■ Supplied information
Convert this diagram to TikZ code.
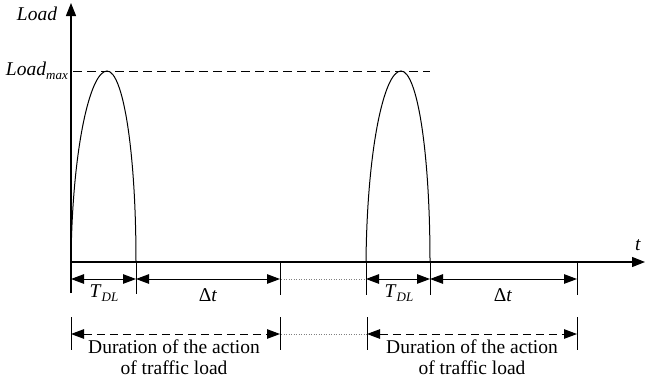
\documentclass[tikz,border=0pt]{standalone}
\usepackage{fontspec}
\setmainfont{Liberation Serif}
\usetikzlibrary{arrows.meta}
\newcommand{\subtx}[1]{\raisebox{-4pt}{\fontsize{13}{13}\selectfont\textit{#1}}}
\begin{document}
\begin{tikzpicture}[x=1pt,y=-1pt,
  axis/.style={line width=1.1pt},
  curve/.style={line width=1pt},
  tick/.style={line width=1pt},
  dimarrow/.style={line width=1pt,{Triangle[length=13pt,width=9.5pt]}-{Triangle[length=13pt,width=9.5pt]}},
  dimdashed/.style={dimarrow,dash pattern=on 8pt off 5pt},
  dotline/.style={line width=0.6pt,gray,dash pattern=on 1pt off 1.5pt},
  lbl/.style={font=\fontsize{19.5}{21}\selectfont,inner sep=0pt},
  dur/.style={lbl,align=center}]
\useasboundingbox (0,0) rectangle (647,386);
% coordinates
\coordinate (O) at (71,262);
\coordinate (ytop) at (71,3);
\coordinate (ybot) at (71,293);
\coordinate (xend) at (645,262);
\coordinate (a1) at (71,262);
\coordinate (b1) at (136,262);
\coordinate (p1) at (107,71);
\coordinate (a2) at (366,262);
\coordinate (b2) at (430,262);
\coordinate (p2) at (401,71);
\coordinate (c1) at (280,262);
\coordinate (c2) at (577,262);
% axes
\draw[axis,-{Triangle[length=13pt,width=10pt]}] (ybot) -- (ytop);
\draw[axis,-{Triangle[length=13pt,width=10pt]}] (O) -- (xend);
\node[lbl] (loadlbl) at (37,14) {\textit{Load}};
\node[lbl] (tlbl) at (638,245) {\textit{t}};
\node[lbl,anchor=east] (lmax) at (68,71) {\textit{Load}\subtx{max}};
% load max dashed
\draw[line width=1pt,dash pattern=on 9pt off 5pt] (73,71) -- (430,71);
% pulses
\draw[curve] (a1) .. controls (72,150) and (90,71) .. (p1) .. controls (123,71) and (136,150) .. (b1);
\draw[curve] (a2) .. controls (367,150) and (384,71) .. (p2) .. controls (417,71) and (430,150) .. (b2);
% vertical extension lines
\draw[tick] (b1) -- ++(0,32);
\draw[tick] (c1) -- ++(0,33);
\draw[tick] (a2) -- ++(0,33);
\draw[tick] (b2) -- ++(0,33);
\draw[tick] (c2) -- ++(0,33);
% upper dimension arrows
\draw[dimarrow] (71,279) -- (136,279);
\draw[dimarrow] (136,279) -- (280,279);
\draw[dotline] (281,279) -- (366,279);
\draw[dimarrow] (366,279) -- (430,279);
\draw[dimarrow] (430,279) -- (577,279);
\node[lbl] (tdl1) at (104,293) {\textit{T}\subtx{DL}};
\node[lbl] (dt1) at (208,295) {Δ\textit{t}};
\node[lbl] (tdl2) at (399,293) {\textit{T}\subtx{DL}};
\node[lbl] (dt2) at (503,295) {Δ\textit{t}};
% lower ticks
\draw[tick] (71,317) -- (71,350);
\draw[tick] (280,317) -- (280,350);
\draw[tick] (367,317) -- (367,350);
\draw[tick] (577,317) -- (577,350);
\draw[dimdashed] (71,334) -- (280,334);
\draw[dotline] (281,334) -- (367,334);
\draw[dimdashed] (367,334) -- (577,334);
\node[dur] (d1) at (174,357) {Duration of the action\\of traffic load};
\node[dur] (d2) at (472,357) {Duration of the action\\of traffic load};
\end{tikzpicture}
\end{document}
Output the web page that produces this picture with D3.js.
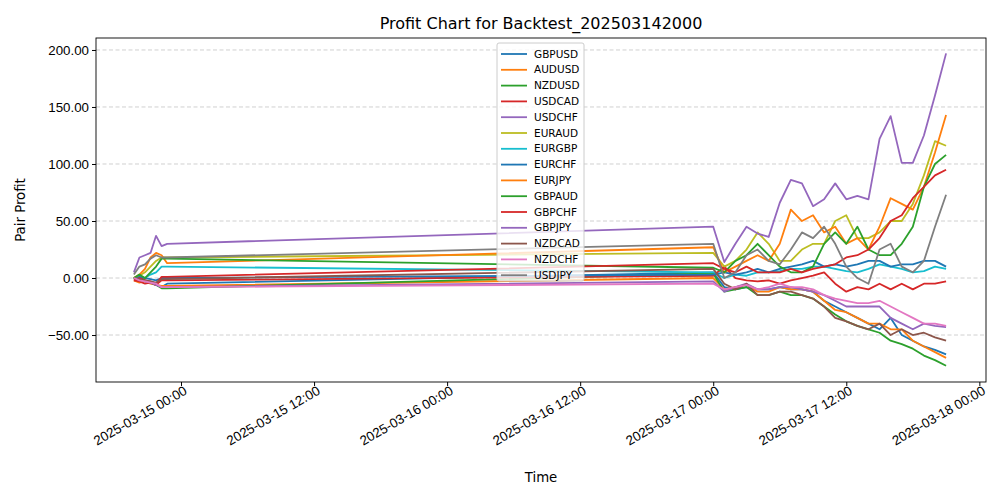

■ What you will do
Each line above that holds the string "this" should be copied and shown.

■ Result
Convert this diagram to TikZ code.
Output the web page that produces this picture with D3.js.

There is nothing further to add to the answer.